Turkish gov’t issues detention warrants for 70 teachers and more over alleged links to Gülen movement

File photo.

Turkish government has issued detention warrants for 70 teachers on Friday as part of its massive post-coup witch hunt campaign targeting the alleged members of the Gülen movement.

Following the detention warrants in an Ankara-based investigation, police have launched operations in 11 provinces across Turkey to detain 70 teachers who were former staff members at private schools closed by a government decree under the rule of emergency declared in the aftermath of a controversial coup attempt on July 15, 2016.

Twenty seven of the 29 teachers, who were detained on Friday, were accused of using mobile phone messaging application ByLock. A total of 1,803 people were detained in the first three weeks of 2018 as part of a witch-hunt targeting the Gülen movement.

Moreover, at least 12 educators were detained as part of an investigation into the alleged members of the Gülen movement in Turkey’s southern province of Mersin on Thursday. Detention warrants were issued for 18 women who were found to have taught at private schools and universities affiliated with the Gülen movement. Police carried out operations in several provinces and detained 12 of the suspects while the remaining were being sought at the time of this writing.

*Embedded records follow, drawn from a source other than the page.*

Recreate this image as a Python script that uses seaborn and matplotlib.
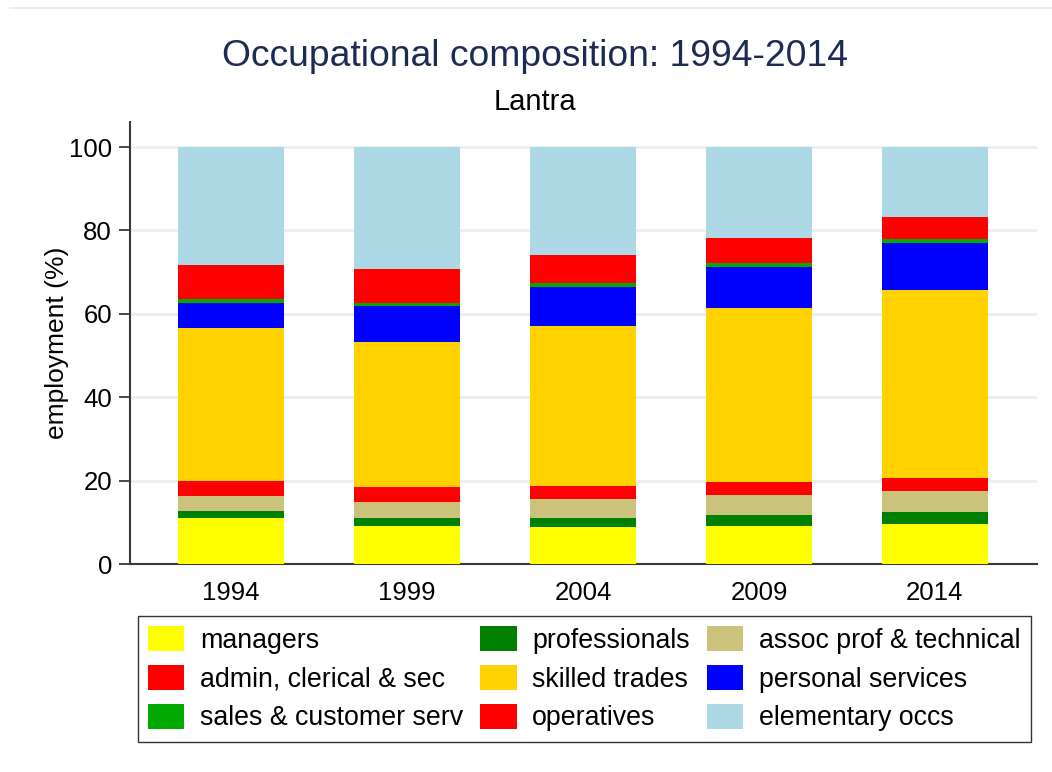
import numpy as np
import pandas as pd
import matplotlib
matplotlib.use("Agg")
import matplotlib.pyplot as plt
import seaborn as sns
from matplotlib.patches import Patch
from matplotlib.lines import Line2D

years = ["1994", "1999", "2004", "2009", "2014"]
managers = [11.0, 9.0, 8.8, 9.1, 9.6]
professionals = [1.8, 2.0, 2.3, 2.7, 2.8]
assoc_prof = [3.6, 3.9, 4.6, 4.8, 5.1]
admin = [3.4, 3.6, 3.0, 3.1, 3.1]
skilled = [36.9, 34.8, 38.4, 41.8, 45.0]
personal = [5.9, 8.5, 9.4, 9.7, 11.3]
sales = [0.9, 0.8, 1.0, 0.9, 1.0]
operatives = [8.2, 8.2, 6.6, 6.1, 5.2]
elementary = [28.3, 29.2, 25.9, 21.8, 16.9]

series_names = ["managers", "professionals", "assoc prof & technical",
                "admin, clerical & sec", "skilled trades", "personal services",
                "sales & customer serv", "operatives", "elementary occs"]
series_vals = [managers, professionals, assoc_prof, admin, skilled, personal,
               sales, operatives, elementary]
colors = ["#ffff00", "#008000", "#cbc27c", "#ff0000", "#ffd200", "#0000ff",
          "#00aa00", "#ff0000", "#add8e6"]

sns.set_theme(style="white")
plt.rcParams['font.family'] = ['Liberation Sans', 'DejaVu Sans']
plt.rcParams['text.color'] = 'black'
plt.rcParams['axes.labelcolor'] = 'black'
plt.rcParams['xtick.color'] = 'black'
plt.rcParams['ytick.color'] = 'black'

fig = plt.figure(figsize=(10.52, 7.72), dpi=100)
ax = fig.add_axes([130/1052, 1-564/772, (1037-130)/1052, (564-122)/772])

cum = np.zeros(len(years))
cums = []
for v in series_vals:
    cum = cum + np.array(v)
    cums.append(cum.copy())

# draw from top layer down so lower layers overlay
for name, c, col in reversed(list(zip(series_names, cums, colors))):
    d = pd.DataFrame({"year": years, "value": c})
    sns.barplot(data=d, x="year", y="value", color=col, saturation=1,
                width=0.6, ax=ax, linewidth=0, zorder=3)

ax.set_xlim(-0.574, 4.58)
ax.set_ylim(0, 106)
ax.set_yticks([0, 20, 40, 60, 80, 100])
ax.yaxis.grid(True, color="#e6eef1", linewidth=1.8, zorder=0)
ax.xaxis.grid(False)
ax.set_axisbelow(True)
for s in ["top", "right"]:
    ax.spines[s].set_visible(False)
for s in ["left", "bottom"]:
    ax.spines[s].set_color("#3a3a3a")
    ax.spines[s].set_linewidth(1.5)
ax.tick_params(axis="y", which="both", left=True, length=8, width=1.3,
               color="#3a3a3a", labelcolor="black", labelsize=18.5, pad=5)
ax.tick_params(axis="x", bottom=False, labelcolor="black", labelsize=18.5, pad=6)
ax.set_xlabel("")
ax.set_ylabel("employment (%)", fontsize=19, labelpad=0, color="black")

fig.text(535/1052, 1-57/772, "Occupational composition: 1994-2014",
         ha="center", va="center", fontsize=26.8, color="#1c2b54")
fig.text(535/1052, 1-102/772, "Lantra", ha="center", va="center",
         fontsize=21, color="black")

# top artifact line
fig.add_artist(Line2D([10/1052, 1.0], [1-8/772, 1-8/772], color="#e3ecee",
                      linewidth=1.2, transform=fig.transFigure))

handles = [Patch(facecolor=c, edgecolor="none", label=n)
           for n, c in zip(series_names, colors)]
order = [0, 3, 6, 1, 4, 7, 2, 5, 8]
leg = fig.legend([handles[i] for i in order], [series_names[i] for i in order],
                 ncol=3, loc="upper left",
                 bbox_to_anchor=(138/1052, 1-616/772),
                 frameon=True, fancybox=False, edgecolor="black",
                 fontsize=19.3, handlelength=1.35, handleheight=1.05,
                 handletextpad=0.58, columnspacing=0.65, labelspacing=0.42,
                 borderpad=0.38, borderaxespad=0)
leg.get_frame().set_linewidth(1.0)
for t in leg.get_texts():
    t.set_color("black")

fig.savefig("out.png", dpi=100)
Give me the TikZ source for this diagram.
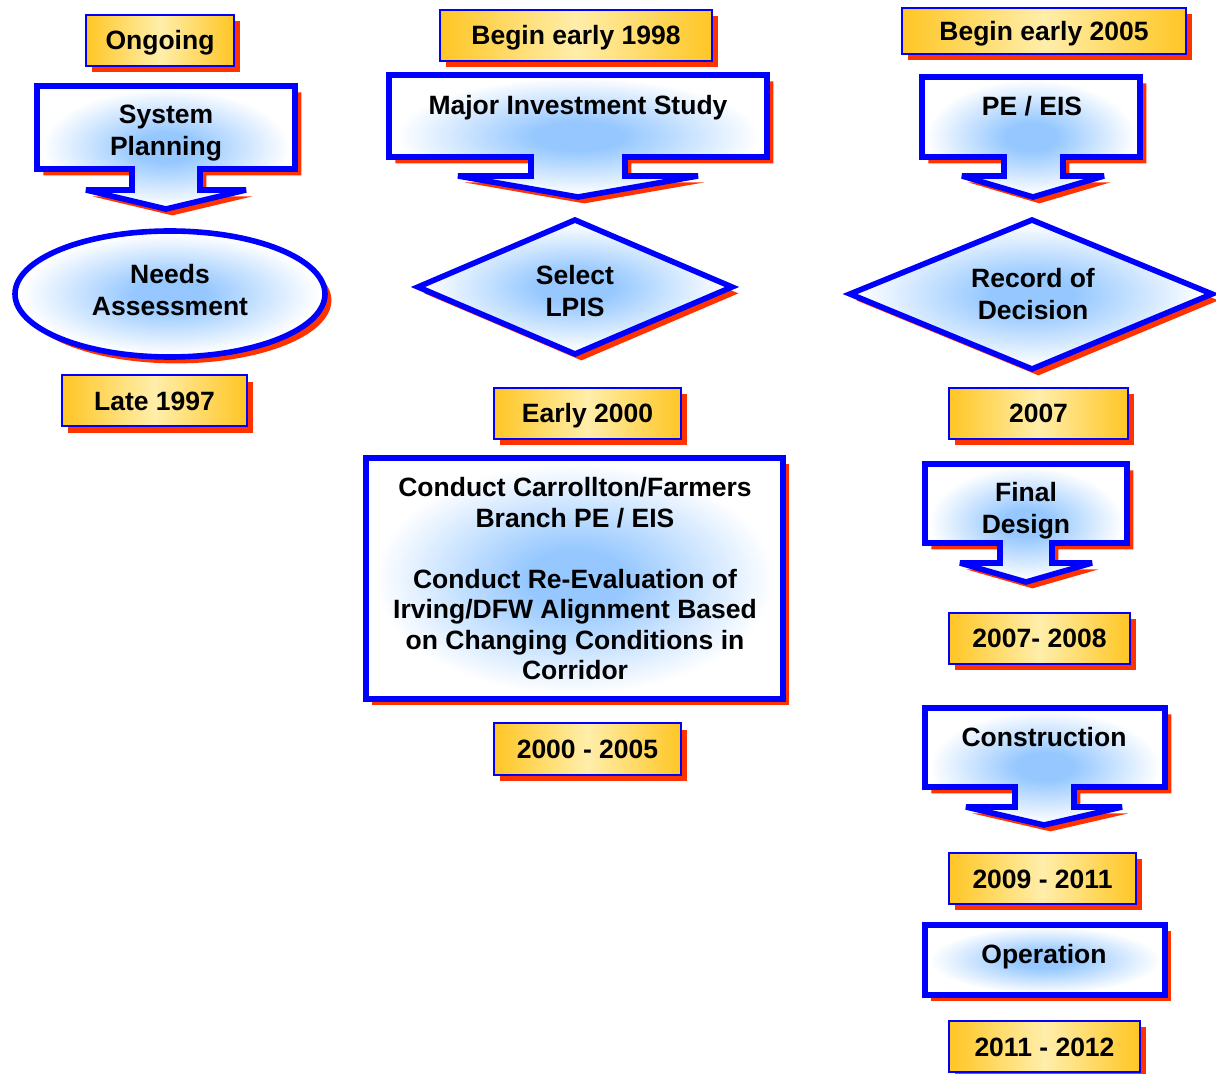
\documentclass[tikz,border=0pt]{standalone}
\usepackage{fontspec}
\setmainfont{Liberation Sans}
\usetikzlibrary{shadows}
\definecolor{frameblue}{RGB}{0,0,255}
\definecolor{shadowred}{RGB}{255,51,0}
\definecolor{glowblue}{RGB}{150,200,255}
\definecolor{dategold}{RGB}{255,198,36}
\definecolor{datecream}{RGB}{255,238,170}
\pgfdeclareradialshading{glow}{\pgfpoint{0bp}{0bp}}{color(0bp)=(glowblue); color(6bp)=(glowblue); color(24bp)=(white); color(50bp)=(white)}

\begin{document}
\begin{tikzpicture}[x=0.5pt, y=-0.5pt,
  every node/.style={font=\fontsize{13.25}{15.8}\selectfont\bfseries},
  redshadow/.style={drop shadow={shadow xshift=3.2pt, shadow yshift=-3.2pt, fill=shadowred, opacity=1}},
  callout/.style={draw=frameblue, line width=2.8pt, miter limit=3, shade, shading=glow, redshadow},
  datebox/.style={draw=frameblue, line width=1pt, left color=dategold, right color=dategold, middle color=datecream, minimum height=25.5pt, inner sep=0pt, text height=9.5pt, text depth=0pt, redshadow},
  lbl/.style={anchor=north, inner sep=0pt, align=center}]
\useasboundingbox (0,0) rectangle (1216,1074);
% left column
\draw[callout] (37,86) -- (295,86) -- (295,169) -- (200,169) -- (200,190) -- (246,190) -- (166,209) -- (86,190) -- (132,190) -- (132,169) -- (37,169) -- cycle;
\draw[callout] (170,294) ellipse [x radius=155, y radius=63];
\node[datebox, minimum width=74pt] (ongoing) at (160,40.5) {Ongoing};
\node[datebox, minimum width=92.5pt] (late97) at (154.5,401) {Late 1997};
\node[lbl] (sysplan) at (166,105) {System\\Planning};
\node[lbl] (needs) at (170,264) {Needs\\Assessment};
% middle column
\draw[callout] (389,75) -- (767,75) -- (767,157) -- (625,157) -- (625,176) -- (698,176) -- (578,197) -- (458,176) -- (531,176) -- (531,157) -- (389,157) -- cycle;
\draw[callout] (418,287) -- (575,220) -- (732,287) -- (575,354) -- cycle;
\draw[callout] (366,458) rectangle (783,699);
\node[datebox, minimum width=136pt] (begin98) at (576,35.5) {Begin early 1998};
\node[datebox, minimum width=93.5pt] (early00) at (587.5,413.5) {Early 2000};
\node[datebox, minimum width=93.5pt] (span0005) at (587.5,749) {2000 - 2005};
\node[lbl] (mis) at (578,95) {Major Investment Study};
\node[lbl] (lpis) at (575,265) {Select\\LPIS};
\node[lbl, font={\fontsize{13.25}{15.25}\selectfont\bfseries}] (carrollton) at (575,477)
  {Conduct Carrollton/Farmers\\Branch PE / EIS\\[15.25pt]Conduct Re-Evaluation of\\Irving/DFW Alignment Based\\on Changing Conditions in\\Corridor};
% right column
\draw[callout] (922,77) -- (1140,77) -- (1140,157) -- (1063,157) -- (1063,176) -- (1104,176) -- (1033,197) -- (962,176) -- (1004,176) -- (1004,157) -- (922,157) -- cycle;
\draw[callout] (850,294) -- (1032,220) -- (1212,294) -- (1032,369) -- cycle;
\draw[callout] (925,464) -- (1127,464) -- (1127,543) -- (1052,543) -- (1052,563) -- (1092,563) -- (1026,582) -- (960,563) -- (1000,563) -- (1000,543) -- (925,543) -- cycle;
\draw[callout] (925,708) -- (1165,708) -- (1165,787) -- (1074,787) -- (1074,807) -- (1122,807) -- (1044,825) -- (966,807) -- (1015,807) -- (1015,787) -- (925,787) -- cycle;
\draw[callout] (925,925) rectangle (1165,995);
\node[datebox, minimum width=142pt, minimum height=23pt] (begin05) at (1044,31) {Begin early 2005};
\node[datebox, minimum width=89.5pt] (y07) at (1038.5,413.5) {2007};
\node[datebox, minimum width=90.5pt] (span0708) at (1039.5,638.5) {2007- 2008};
\node[datebox, minimum width=93.5pt] (span0911) at (1042.5,878.5) {2009 - 2011};
\node[datebox, minimum width=95.5pt] (span1112) at (1044.5,1046.5) {2011 - 2012};
\node[lbl] (peeis) at (1032,96) {PE / EIS};
\node[lbl] (rod) at (1033,268) {Record of\\Decision};
\node[lbl] (finaldes) at (1026,482) {Final\\Design};
\node[lbl] (construct) at (1044,727) {Construction};
\node[lbl] (operate) at (1044,944) {Operation};
\end{tikzpicture}
\end{document}
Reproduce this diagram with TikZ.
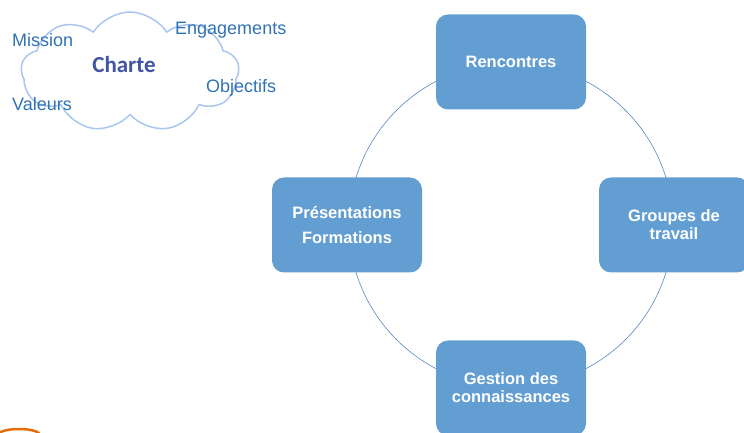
\documentclass[tikz,border=0pt]{standalone}
\usepackage{fontspec}
\setmainfont{Liberation Sans}
\newfontfamily\chartefont{Carlito}
\usetikzlibrary{shapes.symbols}
\definecolor{boxblue}{RGB}{99,158,210}
\definecolor{ringblue}{RGB}{84,135,195}
\definecolor{cloudblue}{RGB}{168,198,240}
\definecolor{wordblue}{RGB}{48,114,180}
\definecolor{chartblue}{RGB}{66,84,164}
\definecolor{markorange}{RGB}{228,108,10}
\tikzset{
	stagebox/.style={draw=none,fill=boxblue,rounded corners=12pt,minimum width=150pt,minimum height=95pt,
		text=white,align=center,font=\bfseries\fontsize{16.5}{18}\selectfont,inner sep=2pt},
	ring/.style={draw=ringblue,line width=0.6pt},
	word/.style={anchor=base west,text=wordblue,font=\fontsize{18}{20}\selectfont,inner sep=0pt}
}

\begin{document}
\begin{tikzpicture}[line cap=round,line join=round,x=1pt,y=1pt]
		\useasboundingbox (0,0) rectangle (744,433);
		\clip (0,0) rectangle (744,433);
		% cloud of the charter
		\node[cloud,cloud puffs=9,cloud puff arc=115,aspect=1.8,draw=cloudblue,line width=1.5pt,
			minimum width=218pt,minimum height=120pt,inner sep=0pt] (cloud) at (130,361) {};
		\node[anchor=base,text=chartblue,font=\chartefont\bfseries\fontsize{23}{25}\selectfont,inner sep=0pt] (charte) at (124,360) {Charte};
		\node[word] (mission) at (12,386) {Mission};
		\node[word] (engage) at (175,398) {Engagements};
		\node[word] (objectifs) at (206,340) {Objectifs};
		\node[word] (valeurs) at (12,322) {Valeurs};
		% cycle
		\coordinate (hub) at (511,208);
		\draw[ring] (hub) circle (162);
		\node[stagebox] (rencontres) at (511,371) {Rencontres};
		\node[stagebox] (groupes) at (674,208) {Groupes de\\travail};
		\node[stagebox] (gestion) at (511,45) {Gestion des\\connaissances};
		\node[stagebox] (presentations) at (347,208) {Présentations\\[7pt]Formations};
		% orange mark at the bottom
		\draw[markorange,line width=2.5pt] (19,-2) ellipse [x radius=21,y radius=6];
	\end{tikzpicture}
\end{document}
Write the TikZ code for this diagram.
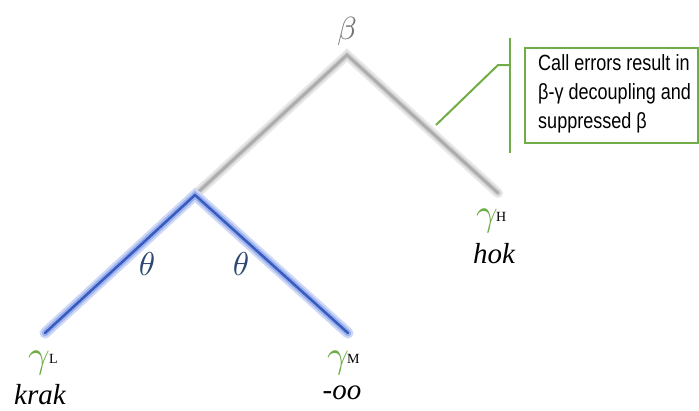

Also on Friday, in a Kayseri-based investigation 15 people were detained following the detention warrants  issued by Kayseri Chief Prosecutor’s Office for 23 people in 17 provinces over their alleged use of ByLock.

A detention warrant was also issued on Friday for Fatih Samed Kılıç, son of Haşim Kılıç, a former chief justice of the Constitutional Court, as part of an investigation into the Gülen movement, the state-run Anadolu news agency reported. Kılıç has been accused of using ByLock.

Turkish authorities believe that ByLock is a communication tool among the alleged followers of the Gülen movement. Tens of thousands of people, including civil servants, police officers, soldiers, businessmen and even housewives, have either been dismissed or arrested for using ByLock since the failed coup attempt on July 15, 2016.

A detention warrant for a person was issued by the Chief Prosecutor’s Office on Friday in the eastern Erzincan province over alleged links to the Gülen movement.

Separately in the northwestern Tekirdag province, 15 people were detained on Friday for allegedly financially supporting the Gülen movement. The detentions came after the Tekirdag Chief Prosecutor’s Office has issued detention warrants for 20 people.

In another operation in the western city of Bursa, 10 police officers, who were dismissed by government decrees under the rule of emergency, were detained on Friday.

Also on Friday, after local prosecutors in the eastern Erzincan province issued detention warrants for 19 on-duty military officers, police launched an operation in 15 provinces to apprehend them.

Meanwhile, an Adana court has sentenced the last president of the now-defunct Nizam Lawyers’ Association, identified as S.U., to 9 years in jail on terror charges. S.U., a lawyer who chaired the Adana-based Nizam Lawyers’ Association until it was closed in a post-coup emergency decree, appeared during his final hearing on Thursday. Under arrest for some time over alleged ties to the Gülen movement, S.U. pleaded not guilty on charges of “membership to an armed terror group,” and asked for his release. Yet, the court in charge turned down his request, giving him 9-year prison sentence.

Another Adana court sentenced a former judge who was earlier dismissed from his job over alleged links to the Gülen movement, to 7,5 years in jail the same day.

Turkey survived a controversial military coup attempt on July 15, 2016 that killed 249 people. Immediately after the putsch, the Justice and Development Party (AKP) government along with President Erdoğan pinned the blame on the Gülen movement.

Gülen, who inspired the movement, strongly denied having any role in the failed coup and called for an international investigation into it, but President Erdoğan — calling the coup attempt “a gift from God” — and the government initiated a widespread purge aimed at cleansing sympathizers of the movement from within state institutions, dehumanizing its popular figures and putting them in custody.

Turkey has suspended or dismissed more than 150,000 judges, teachers, police and civil servants since July 15. Turkey’s Interior Minister announced on December 12, 2017 that 55,665  people have been arrested. Previously, on December 13, 2017, The Justice Ministry announced that 169,013 people have been the subject of legal proceedings on coup charges since the failed coup.

A total of 48,305 people were arrested by courts across Turkey in 2017 over their alleged links to the Gülen movement, said Turkish Interior Minister Süleyman Soylu on Dec. 2, 201. “The number of detentions is nearly three times higher,” Soylu told a security meeting in İstanbul and claimed that “Even these figures are not enough to reveal the severity of the issue.”